• **Directions**
Write down each entry again, exactly as it reads.

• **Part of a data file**
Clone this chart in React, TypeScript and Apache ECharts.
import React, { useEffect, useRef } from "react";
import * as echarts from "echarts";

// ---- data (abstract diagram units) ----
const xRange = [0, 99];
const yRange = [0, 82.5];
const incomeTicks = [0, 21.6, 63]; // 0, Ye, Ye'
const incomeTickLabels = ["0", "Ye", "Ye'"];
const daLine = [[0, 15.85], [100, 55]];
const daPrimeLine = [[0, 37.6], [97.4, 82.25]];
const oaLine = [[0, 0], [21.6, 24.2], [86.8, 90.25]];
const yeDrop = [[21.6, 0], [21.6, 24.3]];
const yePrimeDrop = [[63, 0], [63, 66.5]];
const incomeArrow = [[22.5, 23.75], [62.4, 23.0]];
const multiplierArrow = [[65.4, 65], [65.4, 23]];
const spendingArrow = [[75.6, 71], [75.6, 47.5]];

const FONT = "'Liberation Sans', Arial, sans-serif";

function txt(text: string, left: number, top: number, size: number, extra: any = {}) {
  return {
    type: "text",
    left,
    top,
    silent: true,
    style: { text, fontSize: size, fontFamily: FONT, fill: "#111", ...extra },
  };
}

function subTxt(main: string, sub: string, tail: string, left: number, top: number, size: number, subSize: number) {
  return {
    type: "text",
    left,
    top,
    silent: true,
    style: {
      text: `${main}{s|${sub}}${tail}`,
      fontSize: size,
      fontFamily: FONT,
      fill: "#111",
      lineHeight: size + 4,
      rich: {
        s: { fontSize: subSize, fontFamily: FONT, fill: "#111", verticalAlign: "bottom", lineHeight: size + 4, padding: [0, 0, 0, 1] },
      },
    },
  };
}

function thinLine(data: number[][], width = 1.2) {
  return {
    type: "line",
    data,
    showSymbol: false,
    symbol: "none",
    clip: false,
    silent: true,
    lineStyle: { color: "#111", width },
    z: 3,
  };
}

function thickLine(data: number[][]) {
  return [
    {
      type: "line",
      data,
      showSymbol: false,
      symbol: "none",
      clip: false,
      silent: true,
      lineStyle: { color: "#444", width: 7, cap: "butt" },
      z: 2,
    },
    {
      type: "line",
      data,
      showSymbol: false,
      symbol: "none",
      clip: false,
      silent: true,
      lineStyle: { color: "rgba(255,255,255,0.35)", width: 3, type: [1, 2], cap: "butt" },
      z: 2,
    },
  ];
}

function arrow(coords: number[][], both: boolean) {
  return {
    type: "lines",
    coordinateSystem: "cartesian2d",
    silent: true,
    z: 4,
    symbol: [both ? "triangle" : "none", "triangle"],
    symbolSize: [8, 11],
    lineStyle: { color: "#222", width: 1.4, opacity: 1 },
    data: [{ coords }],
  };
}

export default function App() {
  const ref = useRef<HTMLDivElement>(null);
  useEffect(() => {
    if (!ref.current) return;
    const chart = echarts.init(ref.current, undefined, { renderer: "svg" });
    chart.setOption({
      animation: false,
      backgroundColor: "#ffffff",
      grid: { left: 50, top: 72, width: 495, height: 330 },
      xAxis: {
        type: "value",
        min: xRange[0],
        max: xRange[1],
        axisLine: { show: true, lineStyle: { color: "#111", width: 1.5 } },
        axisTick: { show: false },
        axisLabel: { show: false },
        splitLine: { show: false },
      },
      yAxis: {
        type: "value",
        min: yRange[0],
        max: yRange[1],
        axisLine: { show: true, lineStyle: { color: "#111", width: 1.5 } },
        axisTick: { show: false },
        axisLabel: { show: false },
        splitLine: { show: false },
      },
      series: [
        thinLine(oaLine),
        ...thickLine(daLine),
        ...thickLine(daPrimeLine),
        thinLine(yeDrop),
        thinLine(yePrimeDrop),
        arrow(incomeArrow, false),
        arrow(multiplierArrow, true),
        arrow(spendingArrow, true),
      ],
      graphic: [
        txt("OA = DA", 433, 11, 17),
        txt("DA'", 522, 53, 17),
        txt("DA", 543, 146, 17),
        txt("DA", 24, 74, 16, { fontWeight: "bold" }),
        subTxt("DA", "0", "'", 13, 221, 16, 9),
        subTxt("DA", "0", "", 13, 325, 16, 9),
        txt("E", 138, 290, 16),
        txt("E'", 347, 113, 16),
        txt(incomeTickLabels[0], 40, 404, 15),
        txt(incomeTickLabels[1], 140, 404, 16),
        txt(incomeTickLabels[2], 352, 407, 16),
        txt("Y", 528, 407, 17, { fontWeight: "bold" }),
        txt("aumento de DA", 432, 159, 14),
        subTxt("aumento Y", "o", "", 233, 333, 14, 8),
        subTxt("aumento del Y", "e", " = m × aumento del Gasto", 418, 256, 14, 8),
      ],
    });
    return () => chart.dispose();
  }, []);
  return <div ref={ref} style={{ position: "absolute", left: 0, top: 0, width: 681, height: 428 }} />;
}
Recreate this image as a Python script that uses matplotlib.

• **Expected output**
Clone this chart in React, TypeScript and Apache ECharts.
import React, { useEffect, useRef } from "react";
import * as echarts from "echarts";

// ---- data (abstract diagram units) ----
const xRange = [0, 99];
const yRange = [0, 82.5];
const incomeTicks = [0, 21.6, 63]; // 0, Ye, Ye'
const incomeTickLabels = ["0", "Ye", "Ye'"];
const daLine = [[0, 15.85], [100, 55]];
const daPrimeLine = [[0, 37.6], [97.4, 82.25]];
const oaLine = [[0, 0], [21.6, 24.2], [86.8, 90.25]];
const yeDrop = [[21.6, 0], [21.6, 24.3]];
const yePrimeDrop = [[63, 0], [63, 66.5]];
const incomeArrow = [[22.5, 23.75], [62.4, 23.0]];
const multiplierArrow = [[65.4, 65], [65.4, 23]];
const spendingArrow = [[75.6, 71], [75.6, 47.5]];

const FONT = "'Liberation Sans', Arial, sans-serif";

function txt(text: string, left: number, top: number, size: number, extra: any = {}) {
  return {
    type: "text",
    left,
    top,
    silent: true,
    style: { text, fontSize: size, fontFamily: FONT, fill: "#111", ...extra },
  };
}

function subTxt(main: string, sub: string, tail: string, left: number, top: number, size: number, subSize: number) {
  return {
    type: "text",
    left,
    top,
    silent: true,
    style: {
      text: `${main}{s|${sub}}${tail}`,
      fontSize: size,
      fontFamily: FONT,
      fill: "#111",
      lineHeight: size + 4,
      rich: {
        s: { fontSize: subSize, fontFamily: FONT, fill: "#111", verticalAlign: "bottom", lineHeight: size + 4, padding: [0, 0, 0, 1] },
      },
    },
  };
}

function thinLine(data: number[][], width = 1.2) {
  return {
    type: "line",
    data,
    showSymbol: false,
    symbol: "none",
    clip: false,
    silent: true,
    lineStyle: { color: "#111", width },
    z: 3,
  };
}

function thickLine(data: number[][]) {
  return [
    {
      type: "line",
      data,
      showSymbol: false,
      symbol: "none",
      clip: false,
      silent: true,
      lineStyle: { color: "#444", width: 7, cap: "butt" },
      z: 2,
    },
    {
      type: "line",
      data,
      showSymbol: false,
      symbol: "none",
      clip: false,
      silent: true,
      lineStyle: { color: "rgba(255,255,255,0.35)", width: 3, type: [1, 2], cap: "butt" },
      z: 2,
    },
  ];
}

function arrow(coords: number[][], both: boolean) {
  return {
    type: "lines",
    coordinateSystem: "cartesian2d",
    silent: true,
    z: 4,
    symbol: [both ? "triangle" : "none", "triangle"],
    symbolSize: [8, 11],
    lineStyle: { color: "#222", width: 1.4, opacity: 1 },
    data: [{ coords }],
  };
}

export default function App() {
  const ref = useRef<HTMLDivElement>(null);
  useEffect(() => {
    if (!ref.current) return;
    const chart = echarts.init(ref.current, undefined, { renderer: "svg" });
    chart.setOption({
      animation: false,
      backgroundColor: "#ffffff",
      grid: { left: 50, top: 72, width: 495, height: 330 },
      xAxis: {
        type: "value",
        min: xRange[0],
        max: xRange[1],
        axisLine: { show: true, lineStyle: { color: "#111", width: 1.5 } },
        axisTick: { show: false },
        axisLabel: { show: false },
        splitLine: { show: false },
      },
      yAxis: {
        type: "value",
        min: yRange[0],
        max: yRange[1],
        axisLine: { show: true, lineStyle: { color: "#111", width: 1.5 } },
        axisTick: { show: false },
        axisLabel: { show: false },
        splitLine: { show: false },
      },
      series: [
        thinLine(oaLine),
        ...thickLine(daLine),
        ...thickLine(daPrimeLine),
        thinLine(yeDrop),
        thinLine(yePrimeDrop),
        arrow(incomeArrow, false),
        arrow(multiplierArrow, true),
        arrow(spendingArrow, true),
      ],
      graphic: [
        txt("OA = DA", 433, 11, 17),
        txt("DA'", 522, 53, 17),
        txt("DA", 543, 146, 17),
        txt("DA", 24, 74, 16, { fontWeight: "bold" }),
        subTxt("DA", "0", "'", 13, 221, 16, 9),
        subTxt("DA", "0", "", 13, 325, 16, 9),
        txt("E", 138, 290, 16),
        txt("E'", 347, 113, 16),
        txt(incomeTickLabels[0], 40, 404, 15),
        txt(incomeTickLabels[1], 140, 404, 16),
        txt(incomeTickLabels[2], 352, 407, 16),
        txt("Y", 528, 407, 17, { fontWeight: "bold" }),
        txt("aumento de DA", 432, 159, 14),
        subTxt("aumento Y", "o", "", 233, 333, 14, 8),
        subTxt("aumento del Y", "e", " = m × aumento del Gasto", 418, 256, 14, 8),
      ],
    });
    return () => chart.dispose();
  }, []);
  return <div ref={ref} style={{ position: "absolute", left: 0, top: 0, width: 681, height: 428 }} />;
}
Recreate this image as a Python script that uses matplotlib.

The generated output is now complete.